%%

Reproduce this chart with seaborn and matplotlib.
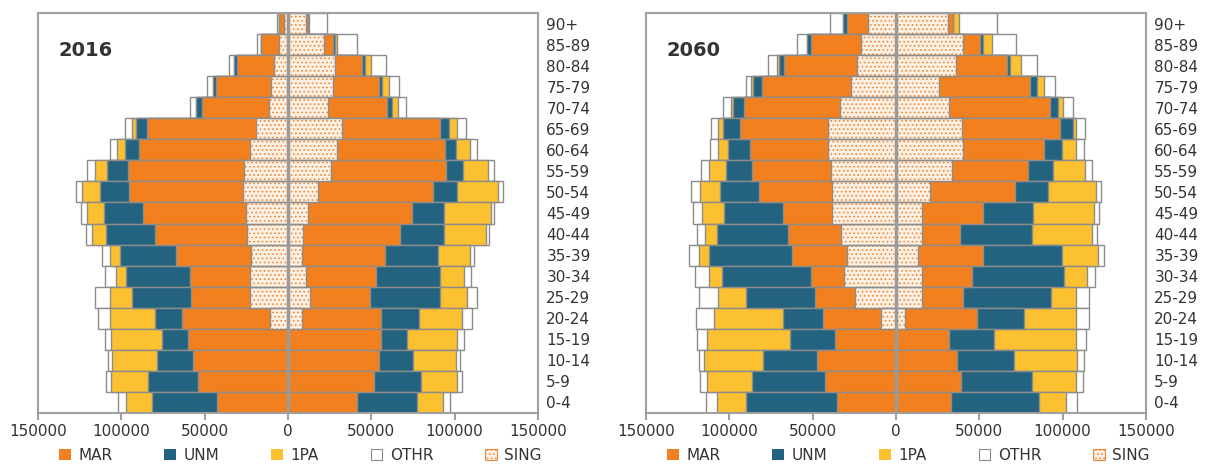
import numpy as np
import pandas as pd
import matplotlib
matplotlib.use("Agg")
import matplotlib.pyplot as plt
import seaborn as sns
from matplotlib.patches import Patch

AGES = ['90+', '85-89', '80-84', '75-79', '70-74', '65-69', '60-64', '55-59',
        '50-54', '45-49', '40-44', '35-39', '30-34', '25-29', '20-24', '15-19',
        '10-14', '5-9', '0-4']
SERIES = ['MAR', 'UNM', '1PA', 'OTHR', 'SING']
XTICKS = [-150000, -100000, -50000, 0, 50000, 100000, 150000]
XTICK_LABELS = ['150000', '100000', '50000', '0', '50000', '100000', '150000']

# ---- 2016, left side (men) ----
M16_SING = [2400, 5400, 8400, 10000, 11400, 19400, 22800, 26400, 26800, 25400, 24400, 22400, 22800, 22800, 10800, 0, 0, 0, 0]
M16_MAR = [3000, 11000, 22400, 33400, 40400, 65400, 66600, 69400, 68600, 61400, 55600, 45000, 36000, 35600, 52600, 60000, 56800, 54000, 42400]
M16_UNM = [0, 0, 1600, 1600, 3600, 6600, 8600, 12600, 17400, 23600, 29400, 33400, 38600, 35400, 16600, 15400, 22000, 29800, 39400]
M16_1PA = [0, 0, 0, 0, 0, 2400, 4400, 7400, 10600, 10000, 8000, 6000, 6000, 13000, 26800, 31000, 26600, 22200, 15200]
M16_OTHR = [1400, 2400, 3000, 3800, 3400, 4200, 4400, 4600, 4000, 4000, 4000, 4600, 6600, 9000, 7200, 3600, 2600, 3400, 5000]

# ---- 2016, right side (women) ----
F16_SING = [10500, 21500, 27900, 27100, 24100, 32100, 29500, 25500, 18100, 12100, 9100, 8500, 10500, 13100, 8500, 0, 0, 0, 0]
F16_MAR = [1500, 5600, 16600, 27400, 35400, 59000, 64400, 69000, 69000, 62000, 58000, 49600, 42000, 36000, 47000, 55900, 54500, 51500, 41100]
F16_UNM = [0, 800, 1400, 1600, 3000, 5400, 7000, 10400, 14400, 19400, 26400, 32000, 38400, 41800, 23000, 15600, 20400, 28400, 36400]
F16_1PA = [500, 1600, 3600, 4400, 3400, 5000, 8200, 15200, 24600, 28000, 25000, 19000, 14600, 16200, 26000, 30000, 25600, 21600, 15400]
F16_OTHR = [11000, 11600, 9000, 6000, 4600, 5400, 4400, 3400, 2800, 2000, 2000, 2400, 4400, 6400, 6000, 4000, 2600, 3000, 4200]

# ---- 2060, left side (men) ----
M60_SING = [16600, 21200, 23200, 27200, 33600, 40800, 40800, 38800, 38200, 38200, 33200, 29600, 31200, 24800, 9200, 0, 0, 0, 0]
M60_MAR = [13000, 30000, 44000, 53000, 57600, 52800, 46800, 47400, 44000, 29400, 31600, 33000, 19600, 24000, 34400, 36800, 47200, 42800, 35200]
M60_UNM = [2000, 2000, 3000, 5400, 6400, 10000, 13200, 16000, 23400, 35600, 42400, 49600, 53400, 41000, 24200, 26800, 32600, 43400, 55000]
M60_1PA = [0, 0, 1400, 1200, 1600, 3200, 6000, 10000, 12000, 13000, 7600, 6000, 8000, 17000, 41400, 50000, 35400, 27000, 17400]
M60_OTHR = [8000, 6400, 5200, 3400, 4400, 4400, 4800, 5000, 5200, 5400, 4800, 6000, 8400, 11400, 10600, 5600, 3000, 4400, 6600]

# ---- 2060, right side (women) ----
F60_SING = [31400, 40000, 36000, 26000, 32000, 39400, 40400, 33400, 20400, 15400, 15400, 13400, 15800, 15800, 5400, 0, 0, 0, 0]
F60_MAR = [2600, 10400, 30800, 54400, 60400, 59000, 48600, 45600, 51000, 36600, 23000, 38600, 29600, 24200, 43000, 32000, 36400, 39000, 32800]
F60_UNM = [0, 1600, 1600, 4000, 5000, 7600, 10400, 15000, 19600, 30000, 43000, 47400, 55400, 53000, 28600, 26800, 34400, 42800, 53000]
F60_1PA = [3800, 5400, 6400, 4400, 3000, 2000, 8600, 19400, 28800, 36800, 36400, 22000, 14000, 14800, 30800, 49200, 38000, 26000, 16200]
F60_OTHR = [22600, 14400, 9600, 6600, 6000, 5400, 4800, 4400, 3000, 3200, 2600, 3400, 4600, 8000, 8000, 5800, 4200, 4200, 6800]

C_MAR = '#F3801F'
C_UNM = '#23637F'
C_1PA = '#FCC131'
C_OTHR = '#FFFFFF'
C_SING = '#FDF0E2'
C_DOT = '#EC8A3C'
EDGE = '#8C8C8C'
TXT = '#333333'

sns.set_theme(style='white')
plt.rcParams['font.family'] = ['DejaVu Sans']
plt.rcParams['hatch.linewidth'] = 0.7


def draw_side(ax, sign, sing, mar, unm, pa, othr):
    comps = np.array([sing, mar, unm, pa, othr], dtype=float)
    cum = np.cumsum(comps, axis=0)
    colors = [C_SING, C_MAR, C_UNM, C_1PA, C_OTHR]
    for i in [4, 3, 2, 1]:
        df = pd.DataFrame({'age': AGES, 'val': sign * cum[i]})
        sns.barplot(data=df, x='val', y='age', order=AGES, orient='h',
                    color=colors[i], saturation=1, width=1, errorbar=None,
                    edgecolor=EDGE, linewidth=1, ax=ax)
    df = pd.DataFrame({'age': AGES, 'val': sign * cum[0]})
    sns.barplot(data=df, x='val', y='age', order=AGES, orient='h',
                color=C_SING, saturation=1, width=1, errorbar=None,
                edgecolor=C_DOT, linewidth=0, hatch='....', ax=ax)
    sns.barplot(data=df, x='val', y='age', order=AGES, orient='h',
                color=EDGE, saturation=1, width=1, errorbar=None, fill=False,
                linewidth=1, ax=ax)


fig = plt.figure(figsize=(12.05, 4.68), dpi=100)
axL = fig.add_axes([38 / 1205, 55 / 468, 500 / 1205, 400 / 468])
axR = fig.add_axes([646 / 1205, 55 / 468, 500 / 1205, 400 / 468])

panels = [
    (axL, '2016', (M16_SING, M16_MAR, M16_UNM, M16_1PA, M16_OTHR),
     (F16_SING, F16_MAR, F16_UNM, F16_1PA, F16_OTHR)),
    (axR, '2060', (M60_SING, M60_MAR, M60_UNM, M60_1PA, M60_OTHR),
     (F60_SING, F60_MAR, F60_UNM, F60_1PA, F60_OTHR)),
]

for ax, title, men, women in panels:
    draw_side(ax, -1, *men)
    draw_side(ax, 1, *women)
    ax.axvline(0, color='#9A9A9A', lw=2.5, zorder=6)
    ax.set_xlim(-150000, 150000)
    ax.set_ylim(len(AGES) - 0.5, -0.5)
    ax.set_xlabel('')
    ax.set_ylabel('')
    ax.set_xticks(XTICKS)
    ax.set_xticklabels(XTICK_LABELS)
    ax.yaxis.tick_right()
    ax.tick_params(axis='y', length=0, pad=6, labelsize=11, labelcolor=TXT)
    ax.tick_params(axis='x', direction='out', length=5, width=1.5, color='#A0A0A0',
                   labelsize=11, labelcolor=TXT, pad=3, bottom=True)
    for s in ax.spines.values():
        s.set_visible(True)
        s.set_color('#A0A0A0')
        s.set_linewidth(1.5)
    ax.text(0.04, 0.905, title, transform=ax.transAxes, fontsize=14,
            fontweight='bold', color=TXT, va='center', ha='left', zorder=10)
    handles = [Patch(facecolor=C_MAR, edgecolor='none'),
               Patch(facecolor=C_UNM, edgecolor='none'),
               Patch(facecolor=C_1PA, edgecolor='none'),
               Patch(facecolor=C_OTHR, edgecolor=EDGE, linewidth=0.8),
               Patch(facecolor=C_SING, edgecolor=C_DOT, hatch='....', linewidth=0.8)]
    ax.legend(handles, SERIES, loc='center', bbox_to_anchor=(0.525, -0.105), ncol=5,
              frameon=False, fontsize=11, handlelength=0.75, handleheight=0.75,
              handletextpad=0.5, columnspacing=3.4, labelcolor=TXT)

fig.savefig('out.png', dpi=100)
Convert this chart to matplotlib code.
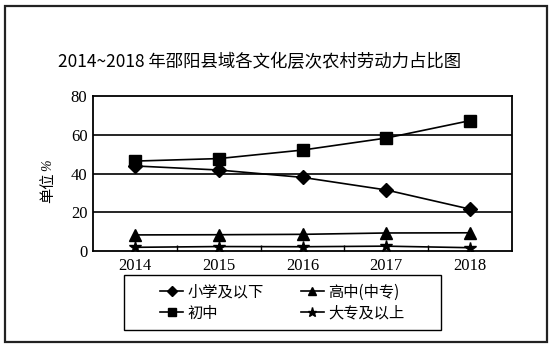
import matplotlib.pyplot as plt
from matplotlib.patches import Rectangle

plt.rcParams["font.family"] = ["Noto Sans CJK SC", "DejaVu Sans"]

years = ["2014", "2015", "2016", "2017", "2018"]
primary = [43.9, 41.8, 38.0, 31.5, 21.6]      # 小学及以下
junior = [46.4, 47.7, 52.1, 58.3, 67.3]       # 初中
senior = [8.3, 8.4, 8.6, 9.3, 9.4]            # 高中(中专)
college = [1.9, 2.3, 2.2, 2.5, 1.7]           # 大专及以上

series = [
    ("小学及以下", primary, "D", 7),
    ("初中", junior, "s", 8),
    ("高中(中专)", senior, "^", 8),
    ("大专及以上", college, "*", 9),
]

fig = plt.figure(figsize=(5.52, 3.47), dpi=100)
fig.patches.append(Rectangle((5 / 552, 1 - 342 / 347), 542 / 552, 336 / 347,
                             transform=fig.transFigure, fill=False,
                             edgecolor="#222222", lw=1.6))

ax = fig.add_axes([93 / 552, 1 - 251 / 347, 419 / 552, 155 / 347])
x = list(range(len(years)))
for label, vals, mk, ms in series:
    ax.plot(x, vals, color="black", lw=1.2, marker=mk, markersize=ms,
            markerfacecolor="black", markeredgecolor="black", label=label)

ax.set_xlim(-0.5, len(years) - 0.5)
ax.set_ylim(0, 80)
ax.set_yticks([0, 20, 40, 60, 80])
for yv in [20, 40, 60]:
    ax.axhline(yv, color="black", lw=1.2, zorder=0)
ax.set_xticks(x)
ax.set_xticklabels(years)
ax.set_xticks([i + 0.5 for i in x[:-1]], minor=True)
ax.tick_params(axis="x", which="major", length=0, pad=5)
ax.tick_params(axis="x", which="minor", direction="in", length=4, width=1)
ax.tick_params(axis="y", length=0, pad=4)
for lab in ax.get_xticklabels() + ax.get_yticklabels():
    lab.set_family("Liberation Serif")
    lab.set_fontsize(12)
for sp in ax.spines.values():
    sp.set_linewidth(1.3)

fig.text(260 / 552, 1 - 62 / 347, "2014~2018 年邵阳县域各文化层次农村劳动力占比图",
         ha="center", va="center", fontsize=12.5)
fig.text(48 / 552, 1 - 188 / 347, "单位", rotation=90,
         ha="center", va="center", fontsize=11)
fig.text(48 / 552, 1 - 165 / 347, "%", rotation=90, family="Liberation Serif",
         style="italic", ha="center", va="center", fontsize=10)

fig.patches.append(Rectangle((124 / 552, 1 - 330 / 347), 317 / 552, 55 / 347,
                             transform=fig.transFigure, fill=False,
                             edgecolor="black", lw=1.0))
fig.legend(loc="center", bbox_to_anchor=(282.5 / 552, 1 - 302.5 / 347),
           ncol=2, frameon=False, fontsize=11, handlelength=1.5,
           handletextpad=0.3, columnspacing=2.4, labelspacing=0.25,
           markerscale=0.75)

fig.savefig("out.png", dpi=100)
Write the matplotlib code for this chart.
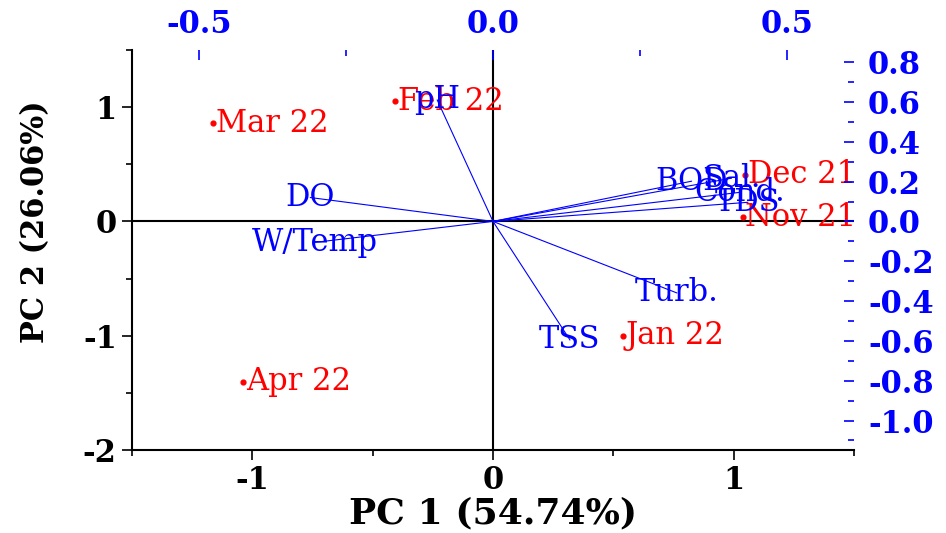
import matplotlib
matplotlib.use("Agg")
import matplotlib.pyplot as plt
from matplotlib.ticker import MultipleLocator, FixedLocator

# ---- data ----
months = ["Mar 22", "Feb 22", "Dec 21", "Nov 21", "Jan 22", "Apr 22"]
pc1_scores = [-1.162, -0.407, 1.046, 1.037, 0.539, -1.037]
pc2_scores = [0.860, 1.053, 0.410, 0.035, -1.000, -1.404]

params = ["pH", "DO", "W/Temp", "Turb.", "TSS", "BOD", "Sal.", "Cond.", "TDS"]
load1 = [-0.095, -0.311, -0.303, 0.313, 0.131, 0.338, 0.406, 0.420, 0.434]
load2 = [0.610, 0.120, -0.105, -0.359, -0.595, 0.202, 0.217, 0.146, 0.096]

bottom_ticks = [-1, 0, 1]
left_ticks = [-2, -1, 0, 1]
top_ticks = [-0.5, 0.0, 0.5]
right_ticks = [-1.0, -0.8, -0.6, -0.4, -0.2, 0.0, 0.2, 0.4, 0.6, 0.8]

RED = "#ff0000"
BLUE = "#0000ff"
FONT = "DejaVu Serif"

fig = plt.figure(figsize=(9.46, 5.33), dpi=100)
pos = [132 / 946, 1 - 450 / 533, (854 - 132) / 946, 400 / 533]
ax = fig.add_axes(pos)
ax2 = fig.add_axes(pos, frameon=False)

xlim = (-1.5, 1.5)
ylim = (-2.0, 1.5)
kx = 241 / 588
ky = 0.574
ax.set_xlim(*xlim)
ax.set_ylim(*ylim)
ax2.set_xlim(xlim[0] * kx, xlim[1] * kx)
ax2.set_ylim(ylim[0] * ky, ylim[1] * ky)

# zero lines
ax.axhline(0, color="black", lw=1.5, zorder=1)
ax.axvline(0, color="black", lw=1.5, zorder=1)

# scores
ax.scatter(pc1_scores, pc2_scores, s=12, color=RED, zorder=3)
for x, y, lab in zip(pc1_scores, pc2_scores, months):
    ax.annotate(lab, (x, y), xytext=(2, 0), textcoords="offset points",
                ha="left", va="center", color=RED, fontsize=22, family=FONT,
                zorder=4)

# loadings
for x, y, lab in zip(load1, load2, params):
    ax2.plot([0, x], [0, y], color=BLUE, lw=0.8, zorder=2)
    ax2.text(x, y, lab, ha="center", va="center", color=BLUE, fontsize=22,
             family=FONT, zorder=4)

# primary axes styling
for side in ["top", "right"]:
    ax.spines[side].set_visible(False)
for side in ["left", "bottom"]:
    ax.spines[side].set_linewidth(1.5)
    ax.spines[side].set_color("black")
ax.xaxis.set_major_locator(FixedLocator(bottom_ticks))
ax.xaxis.set_minor_locator(MultipleLocator(0.5))
ax.yaxis.set_major_locator(FixedLocator(left_ticks))
ax.yaxis.set_minor_locator(MultipleLocator(0.5))
ax.tick_params(which="both", direction="out", width=1.2, colors="black")
ax.tick_params(which="major", length=7, labelsize=22, pad=4)
ax.tick_params(which="minor", length=4)
ax.set_xticklabels([f"{t:g}" for t in bottom_ticks])
ax.set_yticklabels([f"{t:g}" for t in left_ticks])
for lbl in ax.get_xticklabels() + ax.get_yticklabels():
    lbl.set_fontfamily(FONT)
    lbl.set_fontweight("bold")
ax.set_xlabel("PC 1 (54.74%)", fontsize=26, fontweight="bold", family=FONT,
              labelpad=0)
ax.set_ylabel("PC 2 (26.06%)", fontsize=22, fontweight="bold", family=FONT)
ax.yaxis.set_label_coords(-0.112, 0.57)

# secondary axes styling
ax2.patch.set_visible(False)
ax2.xaxis.set_ticks_position("top")
ax2.xaxis.set_label_position("top")
ax2.yaxis.set_ticks_position("right")
ax2.yaxis.set_label_position("right")
ax2.spines["top"].set_visible(True)
ax2.spines["right"].set_visible(True)
ax2.spines["top"].set_color(BLUE)
ax2.spines["right"].set_color(BLUE)
ax2.spines["top"].set_linewidth(2)
ax2.spines["right"].set_linewidth(2)
ax2.spines["left"].set_visible(False)
ax2.spines["bottom"].set_visible(False)
ax2.xaxis.set_major_locator(FixedLocator(top_ticks))
ax2.xaxis.set_minor_locator(MultipleLocator(0.25))
ax2.yaxis.set_major_locator(FixedLocator(right_ticks))
ax2.yaxis.set_minor_locator(MultipleLocator(0.1))
ax2.tick_params(which="both", direction="in", width=1.2, colors=BLUE)
ax2.tick_params(which="major", length=7, labelsize=22)
ax2.tick_params(axis="x", which="major", pad=7)
ax2.tick_params(axis="y", which="major", pad=10)
ax2.tick_params(which="minor", length=4)
ax2.set_xticklabels([f"{t:.1f}" for t in top_ticks])
ax2.set_yticklabels([f"{t:.1f}" for t in right_ticks])
for lbl in ax2.get_xticklabels() + ax2.get_yticklabels():
    lbl.set_fontfamily(FONT)
    lbl.set_fontweight("bold")
    lbl.set_color(BLUE)

fig.savefig("out.png", dpi=100)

%%

### What to do
Only the lines from the top of the data through the line with "['150000', '100000', '50000', '0', '50000', '100000', '150000']" should be quoted, exactly and with both ends kept; skip the pictures.

### Task answer
Reproduce this chart with seaborn and matplotlib.
import numpy as np
import pandas as pd
import matplotlib
matplotlib.use("Agg")
import matplotlib.pyplot as plt
import seaborn as sns
from matplotlib.patches import Patch

AGES = ['90+', '85-89', '80-84', '75-79', '70-74', '65-69', '60-64', '55-59',
        '50-54', '45-49', '40-44', '35-39', '30-34', '25-29', '20-24', '15-19',
        '10-14', '5-9', '0-4']
SERIES = ['MAR', 'UNM', '1PA', 'OTHR', 'SING']
XTICKS = [-150000, -100000, -50000, 0, 50000, 100000, 150000]
XTICK_LABELS = ['150000', '100000', '50000', '0', '50000', '100000', '150000']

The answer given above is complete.